(Exercise):
From the first line of the data below through the line holding "0.102, 0.094, 0.09];", output each line exactly and leave the pictures out.

[Start of Collected material]

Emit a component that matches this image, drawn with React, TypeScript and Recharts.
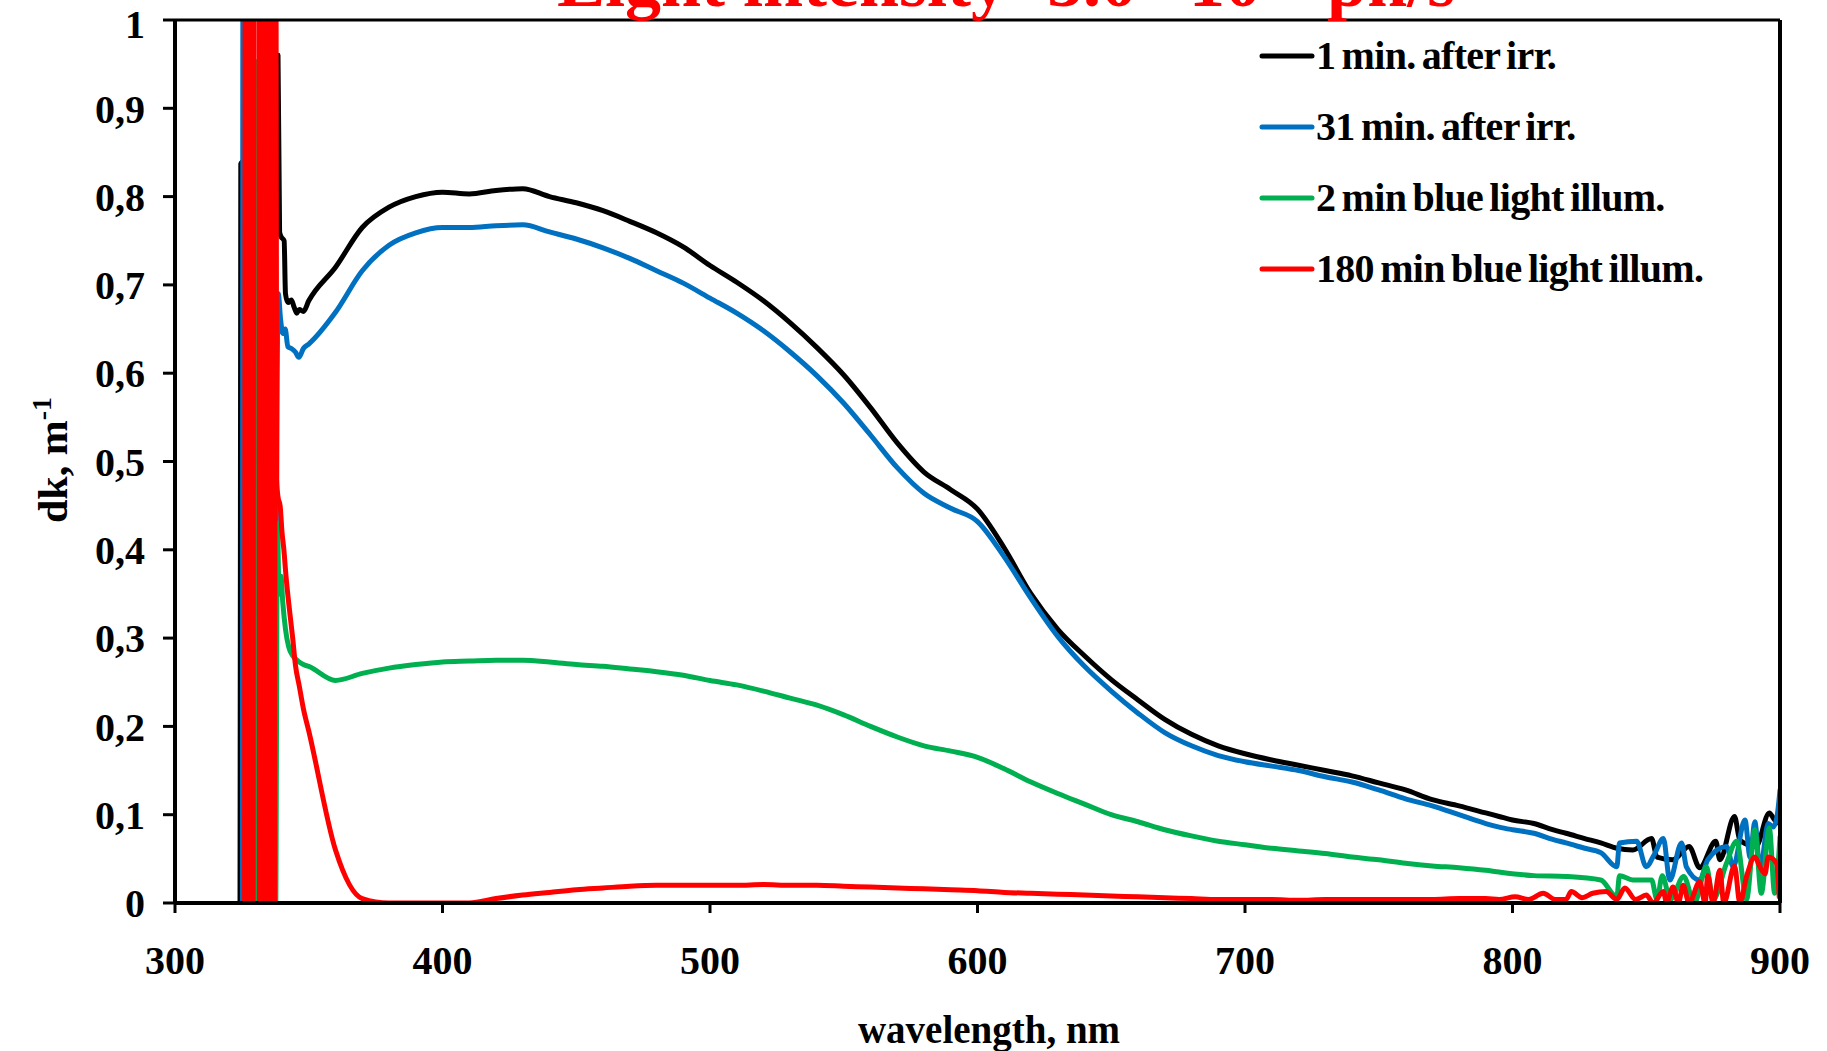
import React from 'react';
import { LineChart, Line, XAxis, YAxis, ReferenceLine, Legend } from 'recharts';

const FONT = '"Liberation Serif", "Times New Roman", serif';

// Shared wavelength grid (nm) for the smooth middle part of every spectrum
const gridNm = [350, 360, 370, 380, 390, 400, 410, 420, 430, 440, 450, 460, 470, 480, 490, 500, 510, 520, 530, 540, 550, 560, 570, 580, 590, 600, 610, 620, 630, 640, 650, 660, 670, 680, 690, 700, 710, 720, 730, 740, 750, 760, 770, 780, 790];

// 1 min. after irr.
const blackHeadNm = [324.3, 324.6, 325.4, 337.9, 338.5, 339.1, 339.6, 340.8, 341.3, 342.2, 343.5, 344.5, 345.5, 346.5, 348];
const blackHead = [-0.02, 0.837, 0.84, 0.9, 0.96, 0.76, 0.755, 0.75, 0.69, 0.68, 0.683, 0.675, 0.668, 0.672, 0.67];
const blackBody = [0.682, 0.72, 0.765, 0.788, 0.8, 0.805, 0.803, 0.807, 0.809, 0.8, 0.793, 0.784, 0.772, 0.759, 0.743, 0.722, 0.703, 0.682, 0.657, 0.629, 0.598, 0.561, 0.521, 0.488, 0.468, 0.446, 0.402, 0.35, 0.31, 0.28, 0.253, 0.23, 0.208, 0.191, 0.178, 0.169, 0.162, 0.156, 0.15, 0.144, 0.136, 0.128, 0.117, 0.11, 0.102];
const blackTailNm = [795, 800, 808, 815, 820, 827, 833, 839, 845, 852, 854, 860, 866, 870, 876, 877.5, 883, 885, 891, 896, 898, 899.7];
const blackTail = [0.098, 0.094, 0.09, 0.083, 0.079, 0.073, 0.068, 0.062, 0.06, 0.073, 0.052, 0.049, 0.064, 0.04, 0.07, 0.049, 0.098, 0.071, 0.064, 0.102, 0.094, 0.09];

// 31 min. after irr.
const blueHeadNm = [325.2, 325.5, 326.5, 329.6, 330.3, 331.0, 334.0, 337.3, 338.6, 339.5, 340.3, 341.2, 342.2, 343.5, 345, 346.3, 348];
const blueHead = [-0.02, 1.4, 0.5, 1.4, 1.4, 1.4, 0.6, 0.236, 0.69, 0.66, 0.645, 0.65, 0.63, 0.628, 0.624, 0.618, 0.628];
const blueBody = [0.633, 0.669, 0.716, 0.745, 0.759, 0.765, 0.765, 0.767, 0.768, 0.76, 0.752, 0.742, 0.73, 0.716, 0.702, 0.685, 0.668, 0.648, 0.624, 0.597, 0.566, 0.53, 0.493, 0.464, 0.447, 0.432, 0.392, 0.345, 0.302, 0.268, 0.24, 0.215, 0.193, 0.178, 0.167, 0.16, 0.155, 0.15, 0.143, 0.137, 0.128, 0.118, 0.11, 0.1, 0.09];
const blueTailNm = [795, 800, 808, 815, 820, 827, 833, 839, 840, 846.4, 850, 853, 856.4, 858.8, 863.2, 865, 870, 873, 880, 882.5, 886.9, 888.8, 890.6, 892.5, 895.6, 897.5, 899, 900];
const blueTail = [0.086, 0.083, 0.079, 0.072, 0.068, 0.062, 0.057, 0.041, 0.068, 0.07, 0.041, 0.055, 0.073, 0.026, 0.068, 0.041, 0.026, 0.049, 0.064, 0.041, 0.094, 0.052, 0.092, 0.037, 0.09, 0.086, 0.1, 0.128];

// 2 min blue light illum.
const greenHeadNm = [329.9, 330.1, 330.3, 337.6, 338.3, 338.9, 339.6, 340.3, 341.3, 342.5, 344, 346, 348];
const greenHead = [-0.02, 0.953, -0.02, -0.02, 0.43, 0.35, 0.37, 0.34, 0.31, 0.29, 0.28, 0.274, 0.27];
const greenBody = [0.268, 0.252, 0.26, 0.266, 0.27, 0.273, 0.274, 0.275, 0.275, 0.273, 0.27, 0.268, 0.265, 0.262, 0.258, 0.252, 0.247, 0.24, 0.232, 0.224, 0.213, 0.2, 0.188, 0.178, 0.172, 0.165, 0.152, 0.137, 0.124, 0.112, 0.1, 0.092, 0.083, 0.076, 0.07, 0.066, 0.062, 0.059, 0.056, 0.052, 0.049, 0.045, 0.042, 0.04, 0.037];
const greenTailNm = [795, 808, 820, 833, 839, 840, 845, 852, 854, 856, 859, 864, 868, 872.5, 875, 880, 883.8, 887.5, 890.6, 893, 896, 898, 900];
const greenTail = [0.035, 0.031, 0.03, 0.026, 0.007, 0.031, 0.026, 0.026, 0.004, 0.031, 0.004, 0.03, 0.0, 0.041, 0.004, 0.045, 0.07, 0.004, 0.083, 0.011, 0.085, 0.011, 0.075];

// 180 min blue light illum.
const redHeadNm = [326.0, 326.4, 326.8, 327.2, 327.6, 328.0, 328.4, 328.8, 329.2, 329.5, 331.2, 331.6, 332.0, 332.4, 332.8, 333.2, 333.6, 334.0, 334.4, 334.8, 335.2, 335.6, 336.0, 336.4, 336.8, 337.2, 337.6, 338.0, 338.5, 339.3, 340.0, 340.7, 341.5, 342.5, 344, 345, 346.5, 348];
const redHead = [-0.05, 1.5, -0.05, 1.5, -0.05, 1.5, -0.05, 1.5, -0.05, 1.5, 1.5, -0.05, 1.5, -0.05, 1.5, -0.05, 1.5, -0.05, 1.5, -0.05, 1.5, -0.05, 1.5, -0.05, 1.5, -0.05, 1.5, 0.48, 0.46, 0.45, 0.42, 0.4, 0.37, 0.34, 0.3, 0.27, 0.245, 0.22];
const redBody = [0.195, 0.06, 0.005, 0, 0, 0, 0, 0.005, 0.009, 0.012, 0.015, 0.017, 0.019, 0.02, 0.02, 0.02, 0.02, 0.021, 0.02, 0.02, 0.019, 0.018, 0.017, 0.016, 0.015, 0.014, 0.012, 0.011, 0.01, 0.009, 0.008, 0.007, 0.006, 0.005, 0.004, 0.004, 0.004, 0.003, 0.004, 0.004, 0.004, 0.004, 0.004, 0.005, 0.005];
const redTailNm = [795, 801, 806, 811.5, 816, 820, 822, 826, 830, 835, 839, 842, 846, 850, 852.6, 856.4, 857.6, 860, 862, 863.8, 866, 870, 872, 873, 875, 877.5, 879, 883, 885, 887.5, 890.6, 892.5, 894.4, 895.6, 898.7, 899.7];
const redTail = [0.004, 0.007, 0.004, 0.011, 0.004, 0.004, 0.013, 0.006, 0.011, 0.013, 0.004, 0.017, 0.004, 0.009, 0.0, 0.013, 0.0, 0.018, 0.0, 0.02, 0.0, 0.024, 0.0, 0.031, 0.0, 0.037, 0.0, 0.042, 0.0, 0.03, 0.052, 0.041, 0.033, 0.052, 0.045, 0.007];

const xTicks = [300, 400, 500, 600, 700, 800, 900];
const yTicks = [0, 0.1, 0.2, 0.3, 0.4, 0.5, 0.6, 0.7, 0.8, 0.9, 1];

const seriesNames = ['1 min. after irr.', '31 min. after irr.', '2 min blue light illum.', '180 min blue light illum.'];
const seriesColors = ['#000000', '#0070C0', '#00B050', '#FF0000'];

type Pt = { nm: number; v: number };

function joinSegments(...parts: [number[], number[]][]): Pt[] {
  const out: Pt[] = [];
  parts.forEach(([xs, ys]) => xs.forEach((nm, i) => out.push({ nm, v: ys[i] })));
  return out;
}

const seriesData: Pt[][] = [
  joinSegments([blackHeadNm, blackHead], [gridNm, blackBody], [blackTailNm, blackTail]),
  joinSegments([blueHeadNm, blueHead], [gridNm, blueBody], [blueTailNm, blueTail]),
  joinSegments([greenHeadNm, greenHead], [gridNm, greenBody], [greenTailNm, greenTail]),
  joinSegments([redHeadNm, redHead], [gridNm, redBody], [redTailNm, redTail]),
];

const formatY = (v: number) => (v === 0 ? '0' : v === 1 ? '1' : v.toFixed(1).replace('.', ','));

const tickStyle = { fill: '#000', fontSize: 40, fontWeight: 'bold' as const, fontFamily: FONT };

function LegendBox(props: any) {
  const payload = [...(props.payload || [])].sort(
    (a: any, b: any) => seriesNames.indexOf(a.value) - seriesNames.indexOf(b.value)
  );
  return (
    <div style={{ fontFamily: FONT, fontWeight: 'bold', fontSize: 40, color: '#000' }}>
      {payload.map((item: any) => (
        <div key={item.value} style={{ display: 'flex', alignItems: 'center', height: 71, whiteSpace: 'nowrap' }}>
          <svg width={56} height={10} style={{ display: 'block' }}>
            <line x1={3} y1={5} x2={53} y2={5} stroke={item.color} strokeWidth={5} strokeLinecap="round" />
          </svg>
          <span style={{ marginLeft: 1, letterSpacing: -0.7, wordSpacing: -3 }}>{item.value}</span>
        </div>
      ))}
    </div>
  );
}

export default function App() {
  return (
    <div style={{ position: 'absolute', left: 0, top: 0, width: 1827, height: 1051, background: '#fff', overflow: 'hidden' }}>
      <LineChart width={1827} height={1051} margin={{ top: 20, right: 47, bottom: 88, left: 75 }}>
        <XAxis
          dataKey="nm"
          type="number"
          domain={[300, 900]}
          ticks={xTicks}
          allowDataOverflow
          height={60}
          tick={tickStyle}
          tickSize={10}
          tickMargin={33}
          axisLine={{ stroke: '#000', strokeWidth: 4 }}
          tickLine={{ stroke: '#000', strokeWidth: 3 }}
        />
        <YAxis
          type="number"
          domain={[0, 1]}
          ticks={yTicks}
          allowDataOverflow
          width={100}
          tick={tickStyle}
          tickFormatter={formatY}
          tickSize={12}
          tickMargin={18}
          axisLine={{ stroke: '#000', strokeWidth: 4 }}
          tickLine={{ stroke: '#000', strokeWidth: 3 }}
        />
        {seriesData.map((data, i) => (
          <Line
            key={seriesNames[i]}
            data={data}
            dataKey="v"
            name={seriesNames[i]}
            type="monotone"
            stroke={seriesColors[i]}
            strokeWidth={5}
            strokeLinejoin="round"
            strokeLinecap="round"
            dot={false}
            activeDot={false}
            isAnimationActive={false}
          />
        ))}
        <ReferenceLine y={1} stroke="#000" strokeWidth={3} />
        <ReferenceLine x={900} stroke="#000" strokeWidth={4} />
        <Legend
          layout="vertical"
          align="center"
          verticalAlign="middle"
          content={<LegendBox />}
          wrapperStyle={{ left: 1259, top: 20, width: 560, height: 290 }}
        />
      </LineChart>
      <svg width={1827} height={1051} style={{ position: 'absolute', left: 0, top: 0, pointerEvents: 'none' }}>
        <text x={557} y={6} fill="#FF0000" fontSize={72} fontWeight="bold" fontFamily={FONT}>
          Light intensity
          <tspan dx={40}>5.0</tspan>
          <tspan dx={14}>·</tspan>
          <tspan dx={14}>10</tspan>
          <tspan dy={-28} fontSize={46}>16</tspan>
          <tspan dy={28} dx={20}>ph/s</tspan>
        </text>
        <text
          transform="translate(67, 460) rotate(-90)"
          textAnchor="middle"
          fill="#000"
          fontSize={42}
          fontWeight="bold"
          fontFamily={FONT}
        >
          dk, m<tspan dy={-16} fontSize={28}>-1</tspan>
        </text>
        <text x={989} y={1043} textAnchor="middle" fill="#000" fontSize={39} fontWeight="bold" fontFamily={FONT}>
          wavelength, nm
        </text>
      </svg>
    </div>
  );
}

[End of Collected material]

(Answer to this exercise):
Emit a component that matches this image, drawn with React, TypeScript and Recharts.
import React from 'react';
import { LineChart, Line, XAxis, YAxis, ReferenceLine, Legend } from 'recharts';

const FONT = '"Liberation Serif", "Times New Roman", serif';

// Shared wavelength grid (nm) for the smooth middle part of every spectrum
const gridNm = [350, 360, 370, 380, 390, 400, 410, 420, 430, 440, 450, 460, 470, 480, 490, 500, 510, 520, 530, 540, 550, 560, 570, 580, 590, 600, 610, 620, 630, 640, 650, 660, 670, 680, 690, 700, 710, 720, 730, 740, 750, 760, 770, 780, 790];

// 1 min. after irr.
const blackHeadNm = [324.3, 324.6, 325.4, 337.9, 338.5, 339.1, 339.6, 340.8, 341.3, 342.2, 343.5, 344.5, 345.5, 346.5, 348];
const blackHead = [-0.02, 0.837, 0.84, 0.9, 0.96, 0.76, 0.755, 0.75, 0.69, 0.68, 0.683, 0.675, 0.668, 0.672, 0.67];
const blackBody = [0.682, 0.72, 0.765, 0.788, 0.8, 0.805, 0.803, 0.807, 0.809, 0.8, 0.793, 0.784, 0.772, 0.759, 0.743, 0.722, 0.703, 0.682, 0.657, 0.629, 0.598, 0.561, 0.521, 0.488, 0.468, 0.446, 0.402, 0.35, 0.31, 0.28, 0.253, 0.23, 0.208, 0.191, 0.178, 0.169, 0.162, 0.156, 0.15, 0.144, 0.136, 0.128, 0.117, 0.11, 0.102];
const blackTailNm = [795, 800, 808, 815, 820, 827, 833, 839, 845, 852, 854, 860, 866, 870, 876, 877.5, 883, 885, 891, 896, 898, 899.7];
const blackTail = [0.098, 0.094, 0.09, 0.083, 0.079, 0.073, 0.068, 0.062, 0.06, 0.073, 0.052, 0.049, 0.064, 0.04, 0.07, 0.049, 0.098, 0.071, 0.064, 0.102, 0.094, 0.09];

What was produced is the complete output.